Quote from: milk on December 30, 2014, 12:54:29 AM
I'd love to hear your thoughts on Fujieda. At first I didn't think much of it. But the more I listened the more I fell in love with it. It seems so effortless.

I'm still at stage 1.  ;D  but I see what you mean by effortless. I will give it another listen.

Ken B


Que


jlaurson

Quote from: Que on December 30, 2014, 08:59:55 AM
My favourites of 2014:...the year in which you get married will always be momentous... Very [few] real disappointments

My, my! What heartening news. Congratulations and felicitations and much success and merry marryment, so to say.

Que

Quote from: jlaurson on December 30, 2014, 03:48:16 PM
My, my! What heartening news.

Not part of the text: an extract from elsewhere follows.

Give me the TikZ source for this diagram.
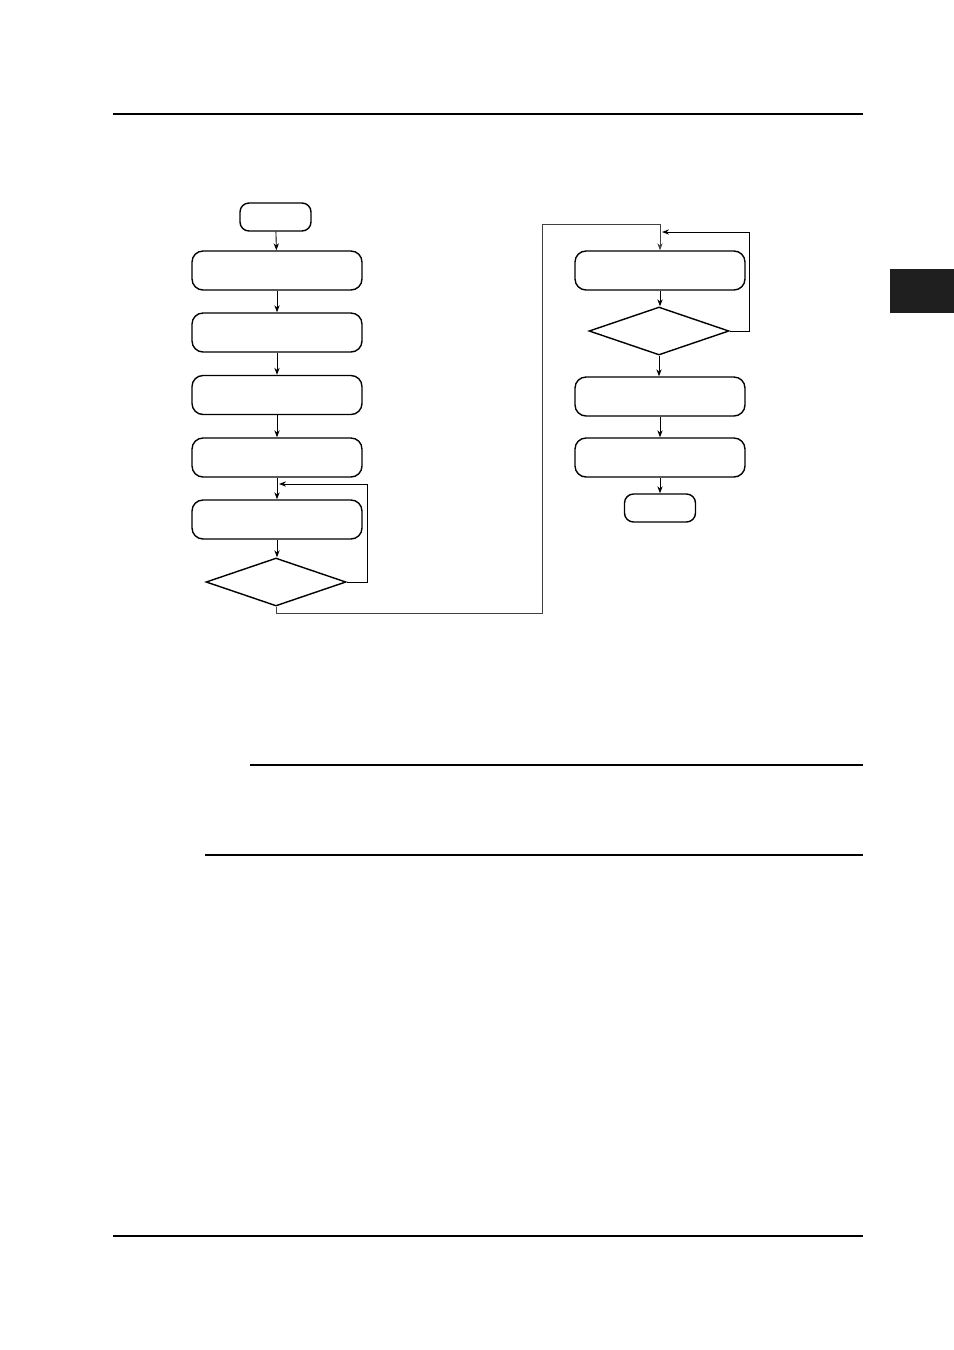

Congratulations and felicitations and much success and merry marryment, so to say.

Thank you,  Jens. :)

Glad to see you posting here more - I've read the listings you posted here with considerable interest.  :)
Just to mention one personal highlight: I was happy to see the reissue of Mozart's basset clarinet concerto under Frans Brüggen. It has been a long time favourite of mine and I have the feeling it flew under the radar of many - not surprising considering the flood of recordings of this popular work (though rarely performed on an actual basset clarinet).

Though not issued in 2014, I consider Brüggen's recording of the violin concertos as my personal find of the year.